Water crisis hits Linyanti constituency

25 Aug 2016 09:50am
KATIMA MULILO, 25 AUG (NAMPA) – A task team of senior headmen and community members will soon be set up to look into the severe water crisis in the Linyanti constituency.
The water crisis in the constituency in the Zambezi Region is a result of the Linyanti perennial river drying up due to poor rainfall in the region for the past four years. The river served as a water source for communities and domestic animals living along the banks and tributaries.
On Tuesday, during a community meeting at Kapani village, constituency councillor Cletius Sipapela said a task team will be set up to look into the grievances of community members from the different villages in the area.
The task team will also ask that boreholes be drilled by Government in the dry riverbeds to ensure a supply of water that is fit for human consumption, as the water currently in the riverbeds is dirty and not fit for human or domestic animal consumption.
“Our aim of meeting with the community was to see how the government can assist them. Yes, as a regional government, we have listened to their plight, and it is up to us now to say how we are to assist these people,” said Sipapela.
He added that the water being drawn from the old boreholes is salty, making it difficult to drink.

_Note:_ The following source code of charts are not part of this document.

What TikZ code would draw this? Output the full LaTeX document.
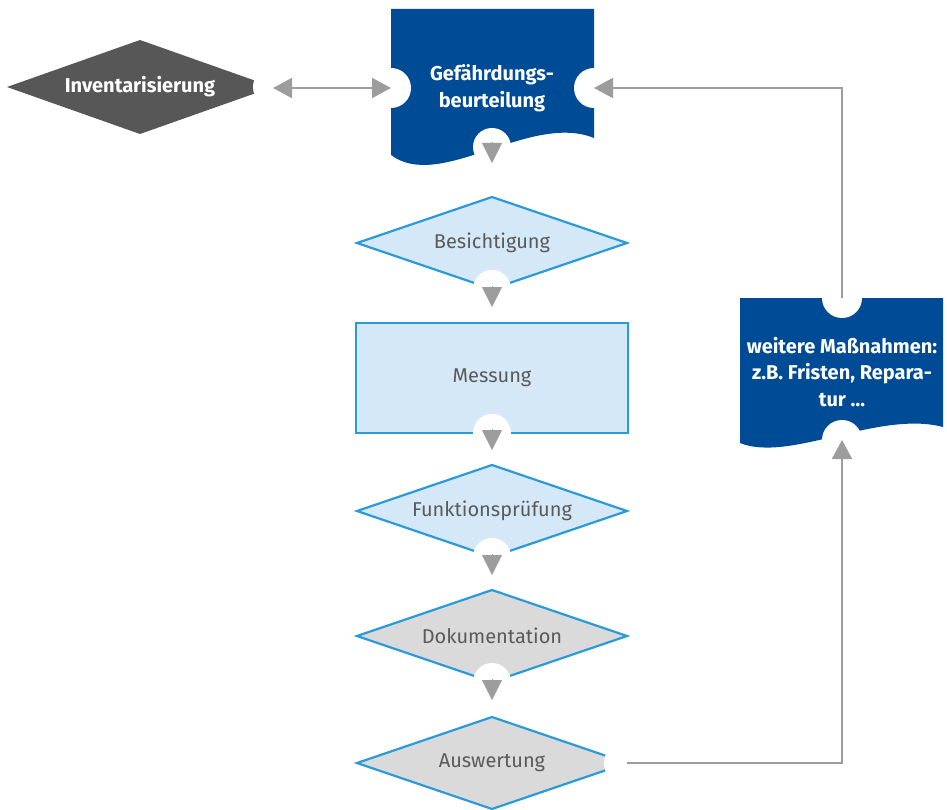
\documentclass[tikz,border=0pt]{standalone}
\usepackage{fontspec}
\setmainfont{Fira Sans}
\usetikzlibrary{shapes.geometric,arrows.meta,calc}
\definecolor{docblue}{HTML}{004B96}
\definecolor{darkg}{HTML}{575757}
\definecolor{lightblue}{HTML}{D5E8F8}
\definecolor{bordblue}{HTML}{2A9AD8}
\definecolor{lightgray}{HTML}{DADADA}
\definecolor{arrgray}{HTML}{9D9D9D}
\definecolor{txtgray}{HTML}{5A5A5A}
\begin{document}
\begin{tikzpicture}[x=1pt,y=-1pt,
  flowd/.style={diamond, shape aspect=2.9, minimum width=270pt, minimum height=92pt, inner sep=0pt, outer sep=0pt,
    line width=2.2pt, draw=bordblue, text=txtgray, font=\fontsize{20}{24}\selectfont},
  flowr/.style={rectangle, minimum width=272pt, minimum height=110pt, inner sep=0pt, outer sep=0pt,
    line width=2.2pt, draw=bordblue, text=txtgray, font=\fontsize{20}{24}\selectfont},
  lb/.style={fill=lightblue},
  lg/.style={fill=lightgray},
  whitetxt/.style={text=white, align=center, font=\bfseries\fontsize{20}{26.5}\selectfont},
  notch/.style={fill=white},
  conn/.style={draw=arrgray, line width=2pt, -{Triangle[length=19pt,width=20pt]}},
  dconn/.style={draw=arrgray, line width=2pt, {Triangle[length=19pt,width=20pt]}-{Triangle[length=19pt,width=20pt]}},
  tri/.style={draw=arrgray, line width=0.1pt, -{Triangle[length=20pt,width=20pt]}}
]
\useasboundingbox (0,0) rectangle (947,810);

% top document
\fill[docblue] (391,9) -- (594,9) -- (594,138) .. controls (530,112) and (440,192) .. (391,155) -- cycle;
\node[whitetxt] (g) at (492,88) {Gefährdungs-\\beurteilung};
\coordinate (gW) at (391,88);
\coordinate (gE) at (594,88);
\coordinate (gS) at (492,147);

% right document
\fill[docblue] (740,298) -- (943,298) -- (943,427) .. controls (879,410) and (789,463) .. (740,443) -- cycle;
\node[whitetxt] (w) at (842,372) {weitere Maßnahmen:\\z.B. Fristen, Repara-\\tur \dots};
\coordinate (wN) at (842,298);
\coordinate (wS) at (842,440);

% Inventarisierung
\node[diamond, shape aspect=2.83, fill=darkg, minimum width=266pt, minimum height=94pt, inner sep=0pt, outer sep=0pt,
  text=white, font=\bfseries\fontsize{20}{24}\selectfont] (inv) at (140,87) {Inventarisierung};

% flow
\node[flowd, lb] (b) at (492,243) {Besichtigung};
\node[flowr, lb] (m) at (492,378) {Messung};
\node[flowd, lb] (f) at (492,511) {Funktionsprüfung};
\node[flowd, lg] (d) at (492,636) {Dokumentation};
\node[flowd, lg] (a) at (492,763) {Auswertung};

% notches
\fill[notch] (gW) circle (20);
\fill[notch] (gE) circle (20);
\fill[notch] (gS) circle (19);
\fill[notch] (wN) circle (20);
\fill[notch] (wS) circle (20);
\fill[notch] (inv.east) circle (20);
\fill[notch] (b.south) circle (19);
\fill[notch] (m.south) circle (19);
\fill[notch] (f.south) circle (19);
\fill[notch] (d.south) circle (19);
\fill[notch] (a.east) circle (23);

% connectors
\draw[dconn] (inv.east |- gW) -- (gW);
\draw[conn] (wN) |- (gE);
\draw[conn] (a.east) -- (a.east -| wS) -- (wS);
\draw[tri] ([yshift=5pt]gS) -- ([yshift=-16pt]gS);
\draw[tri] ([yshift=3pt]b.south) -- ([yshift=-18pt]b.south);
\draw[tri] ([yshift=4pt]m.south) -- ([yshift=-17pt]m.south);
\draw[tri] ([yshift=3pt]f.south) -- ([yshift=-18pt]f.south);
\draw[tri] ([yshift=3pt]d.south) -- ([yshift=-18pt]d.south);
\end{tikzpicture}
\end{document}
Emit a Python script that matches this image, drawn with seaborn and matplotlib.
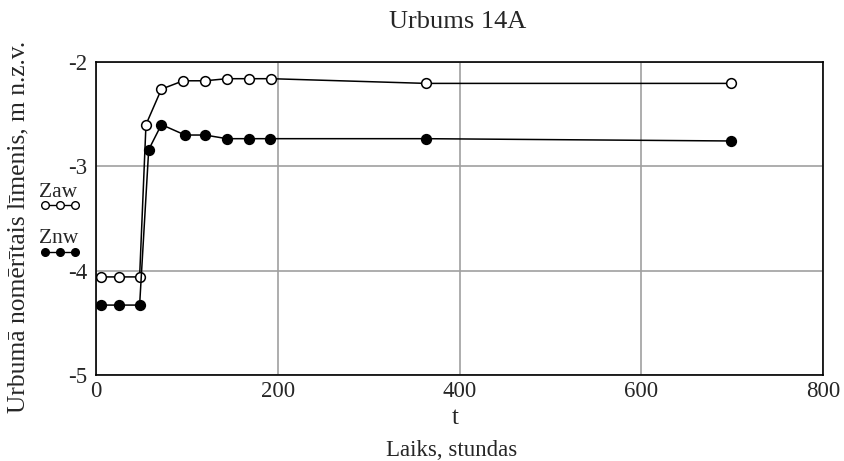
import numpy as np
import pandas as pd
import matplotlib
matplotlib.use("Agg")
import matplotlib.pyplot as plt
import seaborn as sns
from matplotlib.lines import Line2D

# values
t_zaw = [6, 25, 48, 55, 72, 96, 120, 144, 168, 193, 363, 699]
zaw = [-4.06, -4.06, -4.06, -2.60, -2.26, -2.18, -2.18, -2.16, -2.16, -2.16, -2.205, -2.205]
t_znw = [6, 25, 48, 58, 72, 98, 120, 144, 168, 191, 363, 699]
znw = [-4.33, -4.33, -4.33, -2.84, -2.60, -2.70, -2.70, -2.735, -2.735, -2.735, -2.735, -2.757]

x_ticks = [0, 200, 400, 600, 800]
y_ticks = [-5, -4, -3, -2]

sns.set_style("white")
plt.rcParams['font.family'] = ['Liberation Serif', 'DejaVu Serif']

fig = plt.figure(figsize=(8.45, 4.61), dpi=100)
ax = fig.add_axes([0.1136, 0.1866, 0.8604, 0.6789])

df_a = pd.DataFrame({"t": t_zaw, "z": zaw})
df_n = pd.DataFrame({"t": t_znw, "z": znw})

sns.lineplot(data=df_a, x="t", y="z", ax=ax, color="black", lw=1.1,
             marker="o", markersize=7, markerfacecolor="white",
             markeredgecolor="black", markeredgewidth=1.1, sort=False, zorder=3)
sns.lineplot(data=df_n, x="t", y="z", ax=ax, color="black", lw=1.1,
             marker="o", markersize=7, markerfacecolor="black",
             markeredgecolor="black", markeredgewidth=1.1, sort=False, zorder=3)

ax.set_xlim(0, 800)
ax.set_ylim(-5, -2)
ax.set_xticks(x_ticks)
ax.set_yticks(y_ticks)
ax.set_xticklabels([str(v) for v in x_ticks], fontsize=16.5)
ax.set_yticklabels([str(v) for v in y_ticks], fontsize=16.5)
ax.tick_params(axis="x", length=0, pad=4.5)
ax.tick_params(axis="y", length=0, pad=6.5)
ax.grid(True, color="#a0a0a0", lw=1.2)
for s in ax.spines.values():
    s.set_color("black")
    s.set_linewidth(1.2)

ax.set_xlabel("")
ax.set_ylabel("")

fig.text(0.542, 0.952, "Urbums 14A", ha="center", va="center", fontsize=19)
fig.text(0.539, 0.094, "t", ha="center", va="center", fontsize=18)
fig.text(0.535, 0.022, "Laiks, stundas", ha="center", va="center", fontsize=16.5)
fig.text(0.022, 0.508, "Urbumā nomērītais līmenis, m n.z.v.", rotation=90,
         ha="center", va="center", fontsize=18.4)

# legend drawn by hand: label above a row of three markers
fig.text(0.069, 0.582, "Zaw", ha="center", va="center", fontsize=15.5)
fig.add_artist(Line2D([0.053, 0.071, 0.089], [0.555, 0.555, 0.555],
                      transform=fig.transFigure, color="black", lw=1,
                      marker="o", markersize=5.5, markerfacecolor="white",
                      markeredgecolor="black"))
fig.text(0.069, 0.482, "Znw", ha="center", va="center", fontsize=15.5)
fig.add_artist(Line2D([0.053, 0.071, 0.089], [0.453, 0.453, 0.453],
                      transform=fig.transFigure, color="black", lw=1,
                      marker="o", markersize=5.5, markerfacecolor="black",
                      markeredgecolor="black"))

fig.savefig("out.png", dpi=100)
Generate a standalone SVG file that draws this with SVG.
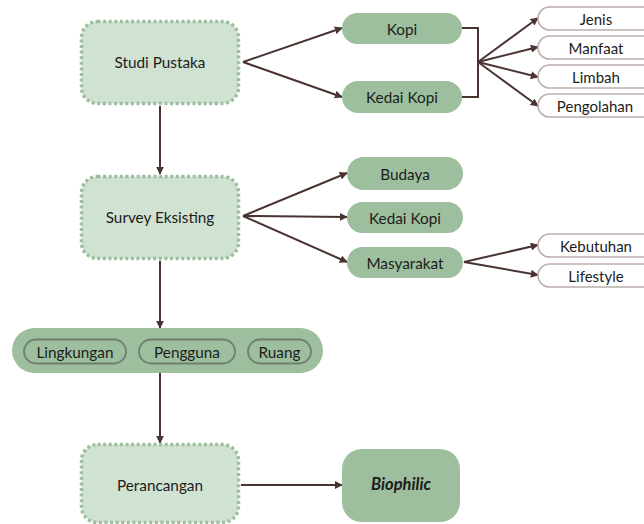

There is thus a need for new boreholes to be drilled in the dry riverbeds.
“Most of the inland communities are surviving on water drawn from boreholes for the past two financial years. The current operating old boreholes cannot yield the right quality of water as it was found to be salty and this constituency also does not have any new boreholes, hence we plead to get some soon.”
The local community’s cattle drink from a pond that contains muddy water. Wild animals from neighbouring Botswana also drink from the pond.
“The problem is so severe. The cattle are at risk of contracting foot-and-mouth disease from buffaloes and elephants from neighbouring Botswana. These wild animals roam into Namibia by crossing the dry riverbed,” Sipapela said.
James Lizazi, an aggrieved community member, called on Government to hasten assistance to Linyanti residents.
He said animals in Namibia are further suffering as there is not enough grass to graze, and as a result, some of the cattle cross over into Botswana, where they end up being detained by the Botswana Defence Force or attacked by lions.
“We need help fast. Our animals are at risk of dying due to drought and lack of water, and so are the lives of the people living in this constituency. We need Government to bring earth moving equipment to come and drill where the river was running for us to get clean water,” said Lizazi.